▶ _Aim_: From the entries provided below, copy each line that contains the word "matplotlib".

▶ _Supplied records_:
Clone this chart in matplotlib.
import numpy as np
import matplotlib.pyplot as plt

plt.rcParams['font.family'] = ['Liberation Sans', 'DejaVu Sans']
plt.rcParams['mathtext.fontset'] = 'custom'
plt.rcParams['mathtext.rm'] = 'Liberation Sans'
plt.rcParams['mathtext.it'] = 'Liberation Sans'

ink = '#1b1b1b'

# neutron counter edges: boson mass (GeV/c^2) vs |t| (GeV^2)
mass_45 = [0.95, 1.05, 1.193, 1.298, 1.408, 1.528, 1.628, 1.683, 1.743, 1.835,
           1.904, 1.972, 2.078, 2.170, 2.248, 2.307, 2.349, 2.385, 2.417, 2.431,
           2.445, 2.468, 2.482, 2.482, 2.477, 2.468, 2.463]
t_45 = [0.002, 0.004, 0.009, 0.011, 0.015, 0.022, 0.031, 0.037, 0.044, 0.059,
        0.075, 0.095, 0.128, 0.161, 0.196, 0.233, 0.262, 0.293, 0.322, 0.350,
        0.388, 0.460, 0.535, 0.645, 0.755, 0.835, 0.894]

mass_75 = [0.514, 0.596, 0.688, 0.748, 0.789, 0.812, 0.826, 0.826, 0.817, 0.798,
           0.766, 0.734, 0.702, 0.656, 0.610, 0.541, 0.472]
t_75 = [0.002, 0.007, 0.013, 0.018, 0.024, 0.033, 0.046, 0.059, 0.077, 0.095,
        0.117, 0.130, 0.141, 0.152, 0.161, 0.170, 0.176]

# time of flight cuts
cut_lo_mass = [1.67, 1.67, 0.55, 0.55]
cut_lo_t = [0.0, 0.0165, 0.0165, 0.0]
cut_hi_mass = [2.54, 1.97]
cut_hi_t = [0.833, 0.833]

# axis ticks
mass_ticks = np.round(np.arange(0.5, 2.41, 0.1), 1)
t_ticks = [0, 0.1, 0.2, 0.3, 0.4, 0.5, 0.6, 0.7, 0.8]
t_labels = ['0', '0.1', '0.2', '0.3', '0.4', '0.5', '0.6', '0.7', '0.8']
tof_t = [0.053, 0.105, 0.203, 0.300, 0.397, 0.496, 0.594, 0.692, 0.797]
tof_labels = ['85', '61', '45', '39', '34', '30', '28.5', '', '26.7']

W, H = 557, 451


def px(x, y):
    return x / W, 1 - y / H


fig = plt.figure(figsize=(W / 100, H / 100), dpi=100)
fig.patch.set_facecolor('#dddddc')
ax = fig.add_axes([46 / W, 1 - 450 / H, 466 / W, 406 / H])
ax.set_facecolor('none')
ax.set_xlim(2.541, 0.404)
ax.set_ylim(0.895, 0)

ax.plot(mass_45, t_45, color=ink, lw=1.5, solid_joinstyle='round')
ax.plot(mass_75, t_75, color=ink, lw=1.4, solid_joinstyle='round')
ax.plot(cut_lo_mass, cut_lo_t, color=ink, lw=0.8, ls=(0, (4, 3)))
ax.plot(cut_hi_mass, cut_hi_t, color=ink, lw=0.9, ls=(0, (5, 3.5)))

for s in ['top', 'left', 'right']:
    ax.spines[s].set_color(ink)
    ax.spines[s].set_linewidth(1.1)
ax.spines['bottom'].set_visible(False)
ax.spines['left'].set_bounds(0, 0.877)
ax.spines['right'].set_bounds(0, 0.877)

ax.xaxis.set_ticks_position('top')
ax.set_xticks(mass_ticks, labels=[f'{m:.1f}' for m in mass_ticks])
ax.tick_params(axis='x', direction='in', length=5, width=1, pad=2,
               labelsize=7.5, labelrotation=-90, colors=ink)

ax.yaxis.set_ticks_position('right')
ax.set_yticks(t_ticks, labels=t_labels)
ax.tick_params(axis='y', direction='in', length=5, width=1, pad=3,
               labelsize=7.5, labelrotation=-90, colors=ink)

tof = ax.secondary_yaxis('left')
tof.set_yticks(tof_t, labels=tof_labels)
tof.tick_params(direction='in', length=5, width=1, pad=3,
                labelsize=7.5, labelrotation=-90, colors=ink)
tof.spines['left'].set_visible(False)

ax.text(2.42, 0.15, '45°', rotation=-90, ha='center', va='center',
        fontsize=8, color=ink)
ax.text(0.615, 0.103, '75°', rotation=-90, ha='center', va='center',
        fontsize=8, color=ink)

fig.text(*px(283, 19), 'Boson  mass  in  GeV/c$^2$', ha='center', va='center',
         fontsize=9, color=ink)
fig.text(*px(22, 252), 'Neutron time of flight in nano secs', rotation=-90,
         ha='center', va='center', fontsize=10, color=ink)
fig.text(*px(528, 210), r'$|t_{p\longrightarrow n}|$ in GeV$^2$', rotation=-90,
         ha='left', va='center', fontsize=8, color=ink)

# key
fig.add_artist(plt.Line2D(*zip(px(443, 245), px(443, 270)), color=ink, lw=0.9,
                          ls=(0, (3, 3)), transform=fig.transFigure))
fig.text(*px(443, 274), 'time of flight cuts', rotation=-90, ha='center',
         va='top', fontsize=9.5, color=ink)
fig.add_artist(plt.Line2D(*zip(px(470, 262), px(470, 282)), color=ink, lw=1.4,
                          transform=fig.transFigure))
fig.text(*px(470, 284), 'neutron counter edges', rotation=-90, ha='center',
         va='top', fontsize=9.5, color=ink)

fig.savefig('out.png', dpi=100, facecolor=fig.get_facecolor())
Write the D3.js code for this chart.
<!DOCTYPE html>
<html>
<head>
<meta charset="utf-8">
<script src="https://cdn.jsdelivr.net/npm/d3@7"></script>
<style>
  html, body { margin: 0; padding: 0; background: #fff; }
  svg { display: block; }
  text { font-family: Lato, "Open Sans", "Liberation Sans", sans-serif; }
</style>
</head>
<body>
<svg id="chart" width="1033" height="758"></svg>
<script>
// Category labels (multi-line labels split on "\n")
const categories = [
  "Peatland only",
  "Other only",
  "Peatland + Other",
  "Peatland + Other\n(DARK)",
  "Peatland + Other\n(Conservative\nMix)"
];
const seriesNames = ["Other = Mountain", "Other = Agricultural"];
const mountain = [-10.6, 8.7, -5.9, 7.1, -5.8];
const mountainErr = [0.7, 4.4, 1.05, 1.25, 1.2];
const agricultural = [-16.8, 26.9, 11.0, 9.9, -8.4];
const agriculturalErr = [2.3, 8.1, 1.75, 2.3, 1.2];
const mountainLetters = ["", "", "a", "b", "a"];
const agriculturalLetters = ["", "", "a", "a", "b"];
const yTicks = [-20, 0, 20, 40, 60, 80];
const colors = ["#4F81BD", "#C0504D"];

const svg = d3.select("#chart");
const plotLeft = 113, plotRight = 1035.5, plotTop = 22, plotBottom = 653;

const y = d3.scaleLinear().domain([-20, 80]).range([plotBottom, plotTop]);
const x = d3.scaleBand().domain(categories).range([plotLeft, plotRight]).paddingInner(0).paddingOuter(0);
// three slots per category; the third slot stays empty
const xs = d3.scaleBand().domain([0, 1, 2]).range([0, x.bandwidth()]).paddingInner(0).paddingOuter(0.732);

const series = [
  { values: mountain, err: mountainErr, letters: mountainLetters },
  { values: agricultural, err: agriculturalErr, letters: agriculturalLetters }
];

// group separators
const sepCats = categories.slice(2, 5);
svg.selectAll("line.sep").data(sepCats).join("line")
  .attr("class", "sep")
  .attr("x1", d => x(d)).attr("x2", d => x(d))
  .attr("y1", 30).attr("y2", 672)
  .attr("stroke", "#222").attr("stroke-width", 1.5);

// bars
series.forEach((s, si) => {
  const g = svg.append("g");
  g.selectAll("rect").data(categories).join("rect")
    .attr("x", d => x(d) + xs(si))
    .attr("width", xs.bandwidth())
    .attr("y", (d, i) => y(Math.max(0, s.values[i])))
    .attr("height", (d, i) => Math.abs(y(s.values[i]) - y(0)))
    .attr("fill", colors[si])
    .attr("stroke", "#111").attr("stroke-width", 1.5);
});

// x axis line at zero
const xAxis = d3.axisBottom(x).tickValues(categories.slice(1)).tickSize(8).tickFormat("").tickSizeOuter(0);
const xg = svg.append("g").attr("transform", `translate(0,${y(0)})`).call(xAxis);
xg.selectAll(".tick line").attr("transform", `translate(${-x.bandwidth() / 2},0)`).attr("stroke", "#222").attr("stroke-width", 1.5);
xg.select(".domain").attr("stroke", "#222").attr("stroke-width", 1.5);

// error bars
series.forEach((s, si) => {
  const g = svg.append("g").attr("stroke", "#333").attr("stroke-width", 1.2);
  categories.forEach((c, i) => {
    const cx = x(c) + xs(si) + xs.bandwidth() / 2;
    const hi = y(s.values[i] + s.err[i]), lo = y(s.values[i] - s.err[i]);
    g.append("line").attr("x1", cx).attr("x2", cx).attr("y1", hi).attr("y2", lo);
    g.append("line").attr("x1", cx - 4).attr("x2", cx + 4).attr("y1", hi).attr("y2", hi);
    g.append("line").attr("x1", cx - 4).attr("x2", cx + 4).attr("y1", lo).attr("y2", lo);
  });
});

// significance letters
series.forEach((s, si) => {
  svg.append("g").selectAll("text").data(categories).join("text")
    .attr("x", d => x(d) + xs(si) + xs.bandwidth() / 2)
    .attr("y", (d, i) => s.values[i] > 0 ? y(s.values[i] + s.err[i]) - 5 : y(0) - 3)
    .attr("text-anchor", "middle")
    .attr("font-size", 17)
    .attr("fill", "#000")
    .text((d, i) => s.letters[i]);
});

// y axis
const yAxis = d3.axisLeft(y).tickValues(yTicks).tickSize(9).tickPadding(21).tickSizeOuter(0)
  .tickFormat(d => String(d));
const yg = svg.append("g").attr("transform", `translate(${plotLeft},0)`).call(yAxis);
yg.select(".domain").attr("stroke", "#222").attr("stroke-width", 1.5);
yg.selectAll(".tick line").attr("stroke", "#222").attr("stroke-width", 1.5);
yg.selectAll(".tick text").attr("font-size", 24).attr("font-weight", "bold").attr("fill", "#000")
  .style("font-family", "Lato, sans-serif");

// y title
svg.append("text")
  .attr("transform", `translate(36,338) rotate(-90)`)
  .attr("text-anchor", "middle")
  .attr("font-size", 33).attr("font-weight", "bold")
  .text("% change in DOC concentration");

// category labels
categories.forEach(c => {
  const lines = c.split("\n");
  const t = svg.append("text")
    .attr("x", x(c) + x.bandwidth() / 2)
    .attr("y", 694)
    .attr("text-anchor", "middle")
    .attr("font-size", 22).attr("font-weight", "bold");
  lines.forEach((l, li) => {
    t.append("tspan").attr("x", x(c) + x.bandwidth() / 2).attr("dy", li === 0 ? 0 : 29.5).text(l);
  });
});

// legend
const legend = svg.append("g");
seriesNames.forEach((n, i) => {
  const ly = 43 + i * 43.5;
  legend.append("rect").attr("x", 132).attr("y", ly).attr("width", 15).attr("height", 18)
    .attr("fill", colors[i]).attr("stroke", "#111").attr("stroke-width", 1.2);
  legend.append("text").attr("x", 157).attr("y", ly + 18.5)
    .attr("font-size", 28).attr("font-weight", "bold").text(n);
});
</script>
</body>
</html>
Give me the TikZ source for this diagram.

▶ _Solution for this exercise_:
Clone this chart in matplotlib.
import matplotlib.pyplot as plt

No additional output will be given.